The holistic balance sheet takes into account all aspects of a scheme's financial situation, including assets, liabilities and the employer's ability to support the scheme. It is part of a revision of the Institutions for Occupational Retirement Provision Directive that has already raised concerns among both the pensions industry and politicians over the impact it might have on schemes and the companies that fund them.
Yesterday, EIOPA submitted draft technical specifications to the European Commission outlining how it plans to carry out a quantitative impact study (QIS) on the holistic balance sheet. This is expected to start next week and continue until mid-December. The advice was accompanied by responses to the consultation launched in June on the planned methodology for the study.
EIOPA revealed that a 'large majority' of the 117 respondents to this consultation had 'raised concerns with regard to the approach to revising the IORP Directive itself, the process and the set up of the impact study exercise and the exhaustiveness of the technical specifications'.
In particular, respondents believed 'the new approach will jeopardise occupational pension provision and will have further economic, financial and social repercussions'.
The holistic balance sheet would lead to a 'strong increase' in funding requirements as well as raising schemes' administrative burden.
Respondents also described the timescale being used for the revision as 'too constrained', and said more impact studies were needed before the Commission presented its legislative proposals.
According to EIOPA, they also said it was 'unclear whether the holistic balance sheet approach is employed in the QIS exercise for supervisory, disclosure or internal model purposes.'
In its response, EIOPA acknowledged that there were still a number of issues that needed to be resolved in relation to the holistic balance sheet proposals, such as the potential responses the supervisory authorities could make.
But, it said: 'EIOPA would prefer deferring the discussion on the impact and appropriateness of the holistic balance sheet proposal until after the QIS and the Commission's impact assessment when a greater amount of relevant information is available.
'At that stage, EIOPA will also consider to offer further views with regard to its advice in the area of capital requirements and valuation.'
Criticism of the methodology came from Jonathan Camfield, partner at LCP, who said the draft advice on the technical specification published yesterday was 'as flawed as we feared it might be'.
'It's very complex, and attempts to put a value on a company's financial strength in a mechanistic way.

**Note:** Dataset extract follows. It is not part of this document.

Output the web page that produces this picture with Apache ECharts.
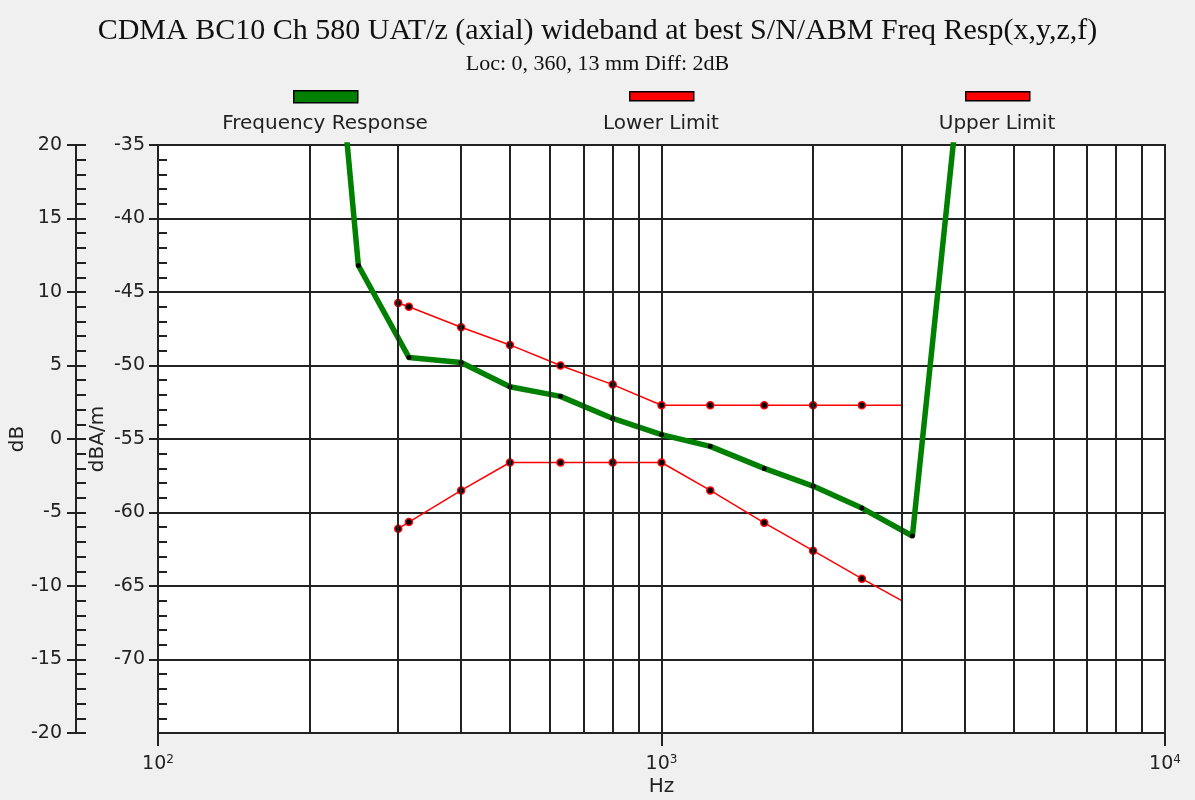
<!DOCTYPE html>
<html>
<head>
<meta charset="utf-8">
<script src="https://cdn.jsdelivr.net/npm/echarts@6/dist/echarts.min.js"></script>
<style>
  html, body { margin: 0; padding: 0; background: #f0f0f0; }
  #main { width: 1195px; height: 800px; }
</style>
</head>
<body>
<div id="main"></div>
<script>
// frequency response, 1/3 octave points (Hz / dBA/m)
var respFreq = [200, 250, 315, 400, 500, 630, 800, 1000, 1250, 1600, 2000, 2500, 3150, 4000];
var respVal = [-7, -43.2, -49.45, -49.8, -51.45, -52.1, -53.6, -54.7, -55.5, -57.0, -58.2, -59.7, -61.6, -27.5];

// limit lines
var limFreq = [300, 315, 400, 500, 630, 800, 1000, 1250, 1600, 2000, 2500, 3000];
var lowerVal = [-61.1, -60.65, -58.5, -56.6, -56.6, -56.6, -56.6, -58.5, -60.7, -62.6, -64.5, -66.0];
var upperVal = [-45.75, -46.0, -47.4, -48.6, -50.0, -51.3, -52.7, -52.7, -52.7, -52.7, -52.7, -52.7];

// vertical grid at 2..9 x decade
var gridFreq = [200, 300, 400, 500, 600, 700, 800, 900, 2000, 3000, 4000, 5000, 6000, 7000, 8000, 9000];

var names = ['Frequency Response', 'Lower Limit', 'Upper Limit'];

var ink = '#222';
var sans = 'DejaVu Sans';

function pairs(xs, ys, lastNoSymbol) {
    return xs.map(function (x, i) {
        var item = { value: [x, ys[i]] };
        if (lastNoSymbol && i === xs.length - 1) item.symbol = 'none';
        return item;
    });
}

var myChart = echarts.init(document.getElementById('main'));

function yAxisPair(min, max, offset, labelMargin, name, nameGap, outLen, inLen, grid, showMin) {
    return [{
        type: 'value', min: min, max: max, interval: 5, position: 'left', offset: offset,
        axisLine: { show: true, onZero: false, lineStyle: { color: ink, width: 2 } },
        axisTick: { show: true, inside: false, length: outLen, lineStyle: { color: ink, width: 2 } },
        axisLabel: { margin: labelMargin, color: ink, fontSize: 19, fontFamily: sans, showMinLabel: showMin },
        splitLine: { show: grid, lineStyle: { color: ink, width: 2 } },
        name: name, nameLocation: 'middle', nameGap: nameGap, nameRotate: 90, nameMoveOverlap: false,
        nameTextStyle: { color: ink, fontSize: 20, fontFamily: sans }
    }, {
        type: 'value', min: min, max: max, interval: 5, position: 'left', offset: offset,
        axisLine: { show: false },
        axisTick: { show: true, inside: true, length: inLen, lineStyle: { color: ink, width: 2 } },
        minorTick: { show: true, splitNumber: 5, length: inLen, lineStyle: { color: ink, width: 2 } },
        axisLabel: { show: false },
        splitLine: { show: false }
    }];
}

var yAxes = yAxisPair(-75, -35, 0, 13, 'dBA/m', 50, 9, 9, true, false)
    .concat(yAxisPair(-20, 20, 82, 14, 'dB', 48, 9, 10, false, true));

var option = {
    animation: false,
    backgroundColor: '#f0f0f0',
    title: {
        text: 'CDMA BC10 Ch 580 UAT/z (axial) wideband at best S/N/ABM Freq Resp(x,y,z,f)',
        subtext: 'Loc: 0, 360, 13 mm Diff: 2dB',
        left: 'center',
        top: 11,
        itemGap: 7,
        textStyle: { fontFamily: 'Liberation Serif', fontSize: 30, fontWeight: 'normal', color: '#111' },
        subtextStyle: { fontFamily: 'Liberation Serif', fontSize: 22, color: '#111' }
    },
    legend: [
        { left: 293, top: 90, padding: 0, itemWidth: 64, itemHeight: 12, icon: 'rect', selectedMode: false,
          formatter: function () { return ''; },
          data: [{ name: names[0], itemStyle: { color: '#008000', borderColor: '#000', borderWidth: 1.5 } }] },
        { left: 629, top: 91, padding: 0, itemWidth: 64, itemHeight: 9, icon: 'rect', selectedMode: false,
          formatter: function () { return ''; },
          data: [{ name: names[1], itemStyle: { color: '#ff0000', borderColor: '#000', borderWidth: 1.5 } }] },
        { left: 965, top: 91, padding: 0, itemWidth: 64, itemHeight: 9, icon: 'rect', selectedMode: false,
          formatter: function () { return ''; },
          data: [{ name: names[2], itemStyle: { color: '#ff0000', borderColor: '#000', borderWidth: 1.5 } }] }
    ],
    graphic: [
        { type: 'text', x: 325, y: 124, style: { text: names[0], align: 'center', verticalAlign: 'middle', font: '20px "DejaVu Sans"', fill: ink } },
        { type: 'text', x: 661, y: 124, style: { text: names[1], align: 'center', verticalAlign: 'middle', font: '20px "DejaVu Sans"', fill: ink } },
        { type: 'text', x: 997, y: 124, style: { text: names[2], align: 'center', verticalAlign: 'middle', font: '20px "DejaVu Sans"', fill: ink } }
    ],
    grid: {
        left: 158, right: 30, top: 145, bottom: 67,
        outerBoundsMode: 'none',
        show: true, backgroundColor: '#fff', borderColor: ink, borderWidth: 2
    },
    xAxis: {
        type: 'log', logBase: 10, min: 100, max: 10000,
        axisLine: { show: true, onZero: false, lineStyle: { color: ink, width: 2 } },
        axisTick: { show: true, length: 13, lineStyle: { color: ink, width: 2 } },
        axisLabel: {
            margin: 21, color: ink, fontSize: 19, fontFamily: sans,
            formatter: function (v) {
                return '10{s|' + Math.round(Math.log10(v)) + '}';
            },
            rich: { s: { fontSize: 12, fontFamily: sans, color: ink, padding: [0, 0, 9, 0] } }
        },
        splitLine: { show: true, lineStyle: { color: ink, width: 2 } },
        name: 'Hz', nameLocation: 'middle', nameGap: 44, nameMoveOverlap: false,
        nameTextStyle: { color: ink, fontSize: 20, fontFamily: sans }
    },
    yAxis: yAxes,
    series: [
        {
            type: 'line', data: [], silent: true, z: 1,
            markLine: {
                silent: true, symbol: ['none', 'none'], animation: false,
                label: { show: false },
                lineStyle: { color: ink, width: 2, type: 'solid' },
                data: gridFreq.map(function (f) { return { xAxis: f }; })
            }
        },
        {
            name: names[0], type: 'line', data: pairs(respFreq, respVal, false),
            showSymbol: true, showAllSymbol: true, symbol: 'circle', symbolSize: 5,
            lineStyle: { color: '#008000', width: 5.5 },
            itemStyle: { color: '#000' }, z: 3
        },
        {
            name: names[1], type: 'line', data: pairs(limFreq, lowerVal, true),
            showSymbol: true, showAllSymbol: true, symbol: 'circle', symbolSize: 7,
            lineStyle: { color: '#ff0000', width: 1.5 },
            itemStyle: { color: '#000', borderColor: '#ff0000', borderWidth: 1.5 }, z: 4
        },
        {
            name: names[2], type: 'line', data: pairs(limFreq, upperVal, true),
            showSymbol: true, showAllSymbol: true, symbol: 'circle', symbolSize: 7,
            lineStyle: { color: '#ff0000', width: 1.5 },
            itemStyle: { color: '#000', borderColor: '#ff0000', borderWidth: 1.5 }, z: 4
        }
    ]
};
myChart.setOption(option);
</script>
</body>
</html>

This will result in meaningless figures for many companies who support pension schemes.
'It seems that the path towards IORP 2 pensions reform ? which could have a catastrophic impact on UK pensions ? is unrelenting. We can only hope that Europe realises that trying to shoehorn pension schemes into a one-size-fits-all regime like this will create widespread anomalies and be unnecessarily destructive for pension schemes and their sponsoring employers,' he added.